- Born: Ruth Elizabeth Bellamy November 5, 1906 Enfield, North Carolina
- Died: March 5, 1969 (aged 62) Durham, North Carolina
- Other name: Ruth Bellamy Brownwood
- Occupations: Writer, poet, dramatist, journalist, songwriter, college professor

= Ruth Bellamy =

American poet

Ruth Bellamy (November 5, 1906 – March 5, 1969), also known as Ruth Bellamy Brownwood, was an American writer, a journalist, dramatist, songwriter, actress, and poet, based in North Carolina and Japan.

== Early life and education ==
Ruth Elizabeth Bellamy was born in Enfield, North Carolina, the daughter of Phesington Sugg Bellamy and Lula Spruill Bellamy. Her father was a businessman. Her mother, known as "Mamee", was a well-known social figure in Rocky Mount in her later years.

Bellamy earned a bachelor's degree in dramatics at the University of North Carolina at Greensboro in 1928, and pursued further studies at Columbia University and the University of California.

== Career ==
Bellamy was head of the Spoken English and Expression department at High Point College, and taught dramatics; she was active in women's club activities at High Point. She worked at a travel agency in San Francisco. She taught English and wrote in Japan for five years, and in Hong Kong for two years. She edited two books by Kuni Sasaki, including Reluctant Bachelor (1962). She wrote poems, songs, plays, and articles, including a song titled "Blues Tokyo" that became popular in Japan.

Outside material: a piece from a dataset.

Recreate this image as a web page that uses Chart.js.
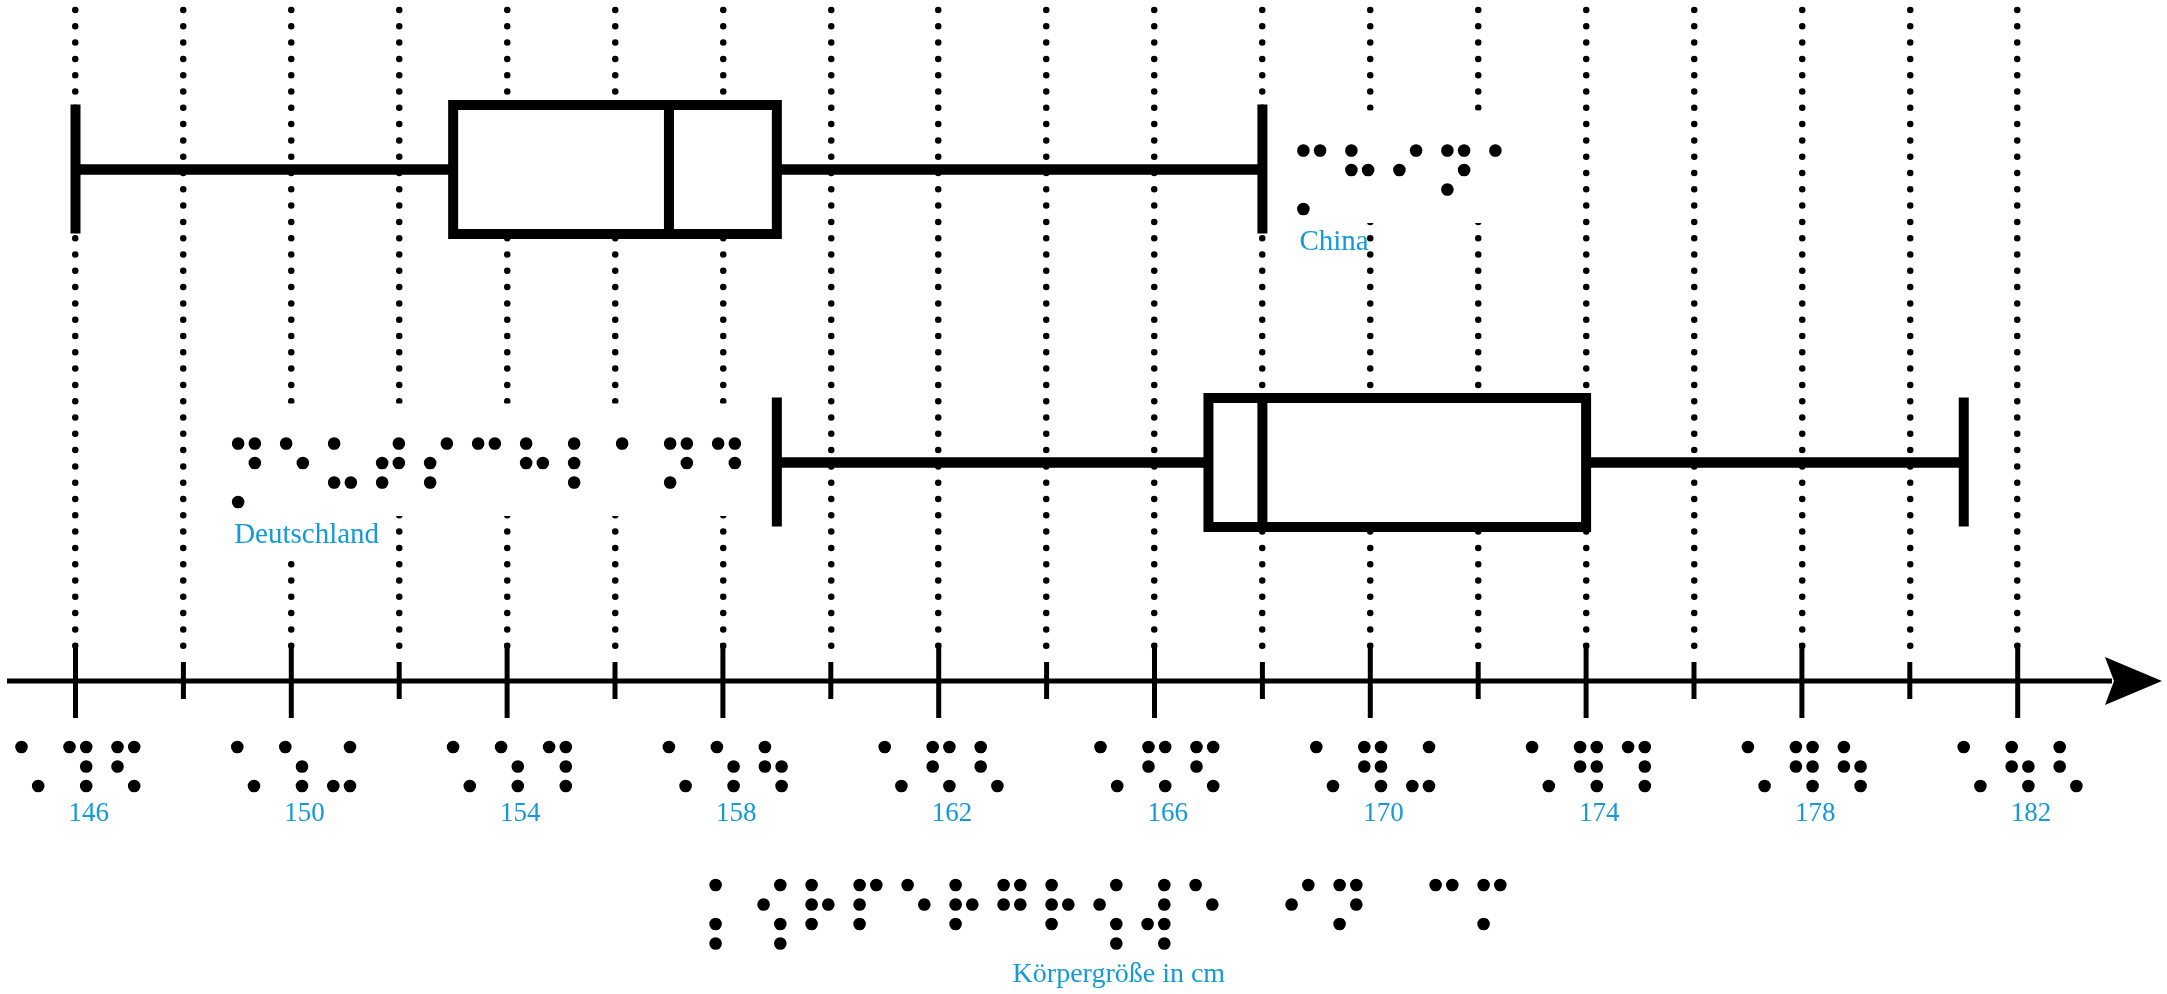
<!DOCTYPE html>
<html>
<head>
<meta charset="utf-8">
<script src="https://cdn.jsdelivr.net/npm/chart.js@4.4.1/dist/chart.umd.min.js"></script>
<style>
  html, body { margin: 0; padding: 0; background: #fff; }
  canvas { display: block; }
</style>
</head>
<body>
<canvas id="chart" width="2167" height="994"></canvas>
<script>
// Körpergröße China / Deutschland, Boxplots mit Braille-Beschriftung (Eurobraille)
const categories = ['China', 'Deutschland'];
const categoriesBraille = [
  '\u2849\u2813\u280A\u281D\u2801',
  '\u2859\u2811\u2825\u281E\u280E\u2809\u2813\u2807\u2801\u281D\u2819'
];
const whiskerLow = [146, 159];
const quartile1 = [153, 167];
const medians = [157, 168];
const quartile3 = [159, 174];
const whiskerHigh = [168, 181];

const tickLabels = ['146', '150', '154', '158', '162', '166', '170', '174', '178', '182'];
const tickBraille = [
  '\u2821\u2839\u282B', '\u2821\u2831\u282C', '\u2821\u2831\u2839', '\u2821\u2831\u2833',
  '\u2821\u282B\u2823', '\u2821\u282B\u282B', '\u2821\u283B\u282C', '\u2821\u283B\u2839',
  '\u2821\u283B\u2833', '\u2821\u2833\u2823'
];
const axisTitle = 'Körpergröße in cm';
const axisTitleBraille = '\u2845\u28AA\u2817\u280F\u2811\u2817\u281B\u2817\u28AA\u28BC\u2811\u2800\u280A\u281D\u2800\u2809\u280D';

const BLUE = '#139ad8';
const TEXT_FONT = '"Liberation Serif", serif';
const BRAILLE_FONT = '"DejaVu Sans"';
const cell = { dx: 16.7, dy: 19.5, size: 12.6, pitch: 48 };
const labelSide = ['right', 'left'];

// measure where the dots of a braille glyph sit, so the cells can be scaled to the picture
function measureBraille() {
  const W = 400;
  const c = document.createElement('canvas');
  c.width = W; c.height = W;
  const g = c.getContext('2d');
  g.font = '200px ' + BRAILLE_FONT;
  g.textBaseline = 'alphabetic';
  g.fillStyle = '#000';
  g.fillText('\u28FF', 100, 300);
  const px = g.getImageData(0, 0, W, W).data;
  const cols = new Array(W).fill(0), rows = new Array(W).fill(0);
  for (let y = 0; y < W; y++) {
    for (let x = 0; x < W; x++) {
      if (px[(y * W + x) * 4 + 3] > 100) { cols[x]++; rows[y]++; }
    }
  }
  const runs = arr => {
    const r = []; let s = -1;
    arr.forEach((v, i) => {
      if (v && s < 0) s = i;
      if (!v && s >= 0) { r.push([s, i - 1]); s = -1; }
    });
    return r;
  };
  const cr = runs(cols), rr = runs(rows);
  const mid = r => (r[0] + r[1]) / 2;
  const cx0 = mid(cr[0]) - 100, cx1 = mid(cr[cr.length - 1]) - 100;
  const ry0 = mid(rr[0]) - 300, ry3 = mid(rr[rr.length - 1]) - 300;
  const dw = cr[0][1] - cr[0][0] + 1;
  const sx = cell.dx / (cx1 - cx0);
  const sy = cell.dy / ((ry3 - ry0) / (rr.length - 1));
  // glyph dots are square: grow them a bit and clip each one to a round dot
  return { cx0, ry0, sx, sy, stroke: Math.max(0, 15.5 / Math.min(sx, sy) - dw) };
}
const bm = measureBraille();

// x, y = centre of the top-left dot of the first cell
function drawBraille(ctx, str, x, y) {
  ctx.save();
  ctx.font = '200px ' + BRAILLE_FONT;
  ctx.textBaseline = 'alphabetic';
  ctx.fillStyle = '#000';
  ctx.strokeStyle = '#000';
  ctx.lineJoin = 'miter';
  ctx.lineWidth = bm.stroke;
  Array.from(str).forEach((ch, i) => {
    const ox = x + i * cell.pitch;
    ctx.save();
    ctx.beginPath();
    for (let col = 0; col < 2; col++) {
      for (let row = 0; row < 4; row++) {
        const cx = ox + col * cell.dx, cy = y + row * cell.dy;
        ctx.moveTo(cx + cell.size / 2, cy);
        ctx.arc(cx, cy, cell.size / 2, 0, Math.PI * 2);
      }
    }
    ctx.clip();
    ctx.translate(ox, y);
    ctx.scale(bm.sx, bm.sy);
    ctx.fillText(ch, -bm.cx0, -bm.ry0);
    if (bm.stroke > 0) ctx.strokeText(ch, -bm.cx0, -bm.ry0);
    ctx.restore();
  });
  ctx.restore();
}
const brailleWidth = str => (Array.from(str).length - 1) * cell.pitch + cell.dx;

function labelPos(chart, i) {
  const xs = chart.scales.x, ys = chart.scales.y;
  const row1 = ys.getPixelForValue(i + 1) - 19;
  const w = brailleWidth(categoriesBraille[i]);
  const bx = labelSide[i] === 'right'
    ? xs.getPixelForValue(whiskerHigh[i]) + 41
    : xs.getPixelForValue(whiskerLow[i]) - 42 - w;
  return { bx, row1, w };
}

const boxPlotPlugin = {
  id: 'boxplot',
  beforeDraw(chart) {
    // dotted grid: zero-length dashes with round caps
    chart.ctx.lineCap = 'round';
  },
  beforeDatasetsDraw(chart) {
    const ctx = chart.ctx;
    ctx.save();
    ctx.fillStyle = '#fff';
    ctx.font = '29px ' + TEXT_FONT;
    categories.forEach((name, i) => {
      const p = labelPos(chart, i);
      ctx.fillRect(p.bx - 20, p.row1 - 40, p.w + 40, 3 * cell.dy + 54);
      const tw = ctx.measureText(name).width;
      ctx.fillRect(p.bx - 8, p.row1 + 72, tw + 2, 37);
    });
    ctx.restore();
  },
  afterDatasetsDraw(chart) {
    const ctx = chart.ctx;
    const xs = chart.scales.x, ys = chart.scales.y;
    const area = chart.chartArea;
    ctx.save();
    ctx.lineCap = 'butt';
    ctx.lineJoin = 'miter';
    ctx.strokeStyle = '#000';
    ctx.fillStyle = '#000';

    // box plots
    categories.forEach((name, i) => {
      const yc = ys.getPixelForValue(i + 1);
      const h = 129;
      const xLo = xs.getPixelForValue(whiskerLow[i]);
      const xQ1 = xs.getPixelForValue(quartile1[i]);
      const xMed = xs.getPixelForValue(medians[i]);
      const xQ3 = xs.getPixelForValue(quartile3[i]);
      const xHi = xs.getPixelForValue(whiskerHigh[i]);
      ctx.lineWidth = 10.5;
      ctx.beginPath();
      ctx.moveTo(xLo, yc); ctx.lineTo(xQ1, yc);
      ctx.moveTo(xQ3, yc); ctx.lineTo(xHi, yc);
      ctx.stroke();
      ctx.lineWidth = 10;
      ctx.beginPath();
      ctx.moveTo(xLo, yc - 65); ctx.lineTo(xLo, yc + 64);
      ctx.moveTo(xHi, yc - 65); ctx.lineTo(xHi, yc + 64);
      ctx.moveTo(xMed, yc - h / 2); ctx.lineTo(xMed, yc + h / 2);
      ctx.stroke();
      ctx.strokeRect(xQ1, yc - h / 2, xQ3 - xQ1, h);
    });

    // x axis with arrow
    const axisY = area.bottom + 25;
    const W = chart.width;
    ctx.lineWidth = 5;
    ctx.beginPath();
    ctx.moveTo(7, axisY);
    ctx.lineTo(W - 55, axisY);
    ctx.stroke();
    ctx.beginPath();
    ctx.moveTo(W - 5, axisY);
    ctx.lineTo(W - 62, axisY - 24);
    ctx.lineTo(W - 53, axisY);
    ctx.lineTo(W - 62, axisY + 24);
    ctx.closePath();
    ctx.fill();

    // tick marks
    xs.ticks.forEach(t => {
      const x = xs.getPixelForValue(t.value);
      const major = tickLabels.includes(String(t.value));
      ctx.beginPath();
      ctx.moveTo(x, axisY - (major ? 38 : 19));
      ctx.lineTo(x, axisY + (major ? 37 : 18));
      ctx.stroke();
    });

    // tick labels: braille + print
    ctx.fillStyle = BLUE;
    ctx.textBaseline = 'alphabetic';
    ctx.font = '27px ' + TEXT_FONT;
    tickLabels.forEach((lab, i) => {
      const x = xs.getPixelForValue(Number(lab));
      drawBraille(ctx, tickBraille[i], x - 54, axisY + 66);
      ctx.fillText(lab, x - 7, axisY + 140);
    });

    // axis title
    const cx = (area.left + area.right) / 2;
    drawBraille(ctx, axisTitleBraille, cx - 331, axisY + 204);
    ctx.font = '28px ' + TEXT_FONT;
    ctx.fillText(axisTitle, cx - 34, axisY + 301);

    // category labels
    ctx.font = '29px ' + TEXT_FONT;
    categories.forEach((name, i) => {
      const p = labelPos(chart, i);
      drawBraille(ctx, categoriesBraille[i], p.bx, p.row1);
      ctx.fillText(name, p.bx - 4, p.row1 + 99);
    });
    ctx.restore();
  }
};

new Chart(document.getElementById('chart'), {
  type: 'bar',
  data: {
    datasets: [{
      label: 'Körpergröße',
      data: categories.map((c, i) => ({ x: [quartile1[i], quartile3[i]], y: i + 1 })),
      backgroundColor: '#fff',
      borderWidth: 0,
      barThickness: 129
    }]
  },
  options: {
    indexAxis: 'y',
    responsive: false,
    animation: false,
    devicePixelRatio: 1,
    layout: { padding: { left: 75.5, right: 149.3, top: 10, bottom: 338 } },
    plugins: { legend: { display: false }, tooltip: { enabled: false } },
    scales: {
      x: {
        type: 'linear',
        min: 146,
        max: 182,
        ticks: { stepSize: 2, display: false },
        grid: { color: '#000', lineWidth: 6.5, drawTicks: false },
        border: { display: false, dash: [0, 16.3] }
      },
      y: {
        type: 'linear',
        reverse: true,
        offset: false,
        min: 0.4556,
        max: 2.6604,
        display: false,
        grid: { offset: false }
      }
    }
  },
  plugins: [boxPlotPlugin]
});
</script>
</body>
</html>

Bellamy also acted through much of her life, performing in school as a girl, and active on stage and backstage with the Morningside Players in New York, the Civic Theater in Washington, D.C., and the Tokyo Amateur Dramatic Club.

== Personal life ==
Ruth Bellamy married, and had a son, David Owen Brownwood, born in Los Angeles in 1935. She married a screenwriter, William A. Golkopf, in 1946, in New York City; they divorced in 1948. She died at Duke University Hospital in Durham, North Carolina, in 1969, aged 62 years. Her papers are archived at East Carolina University.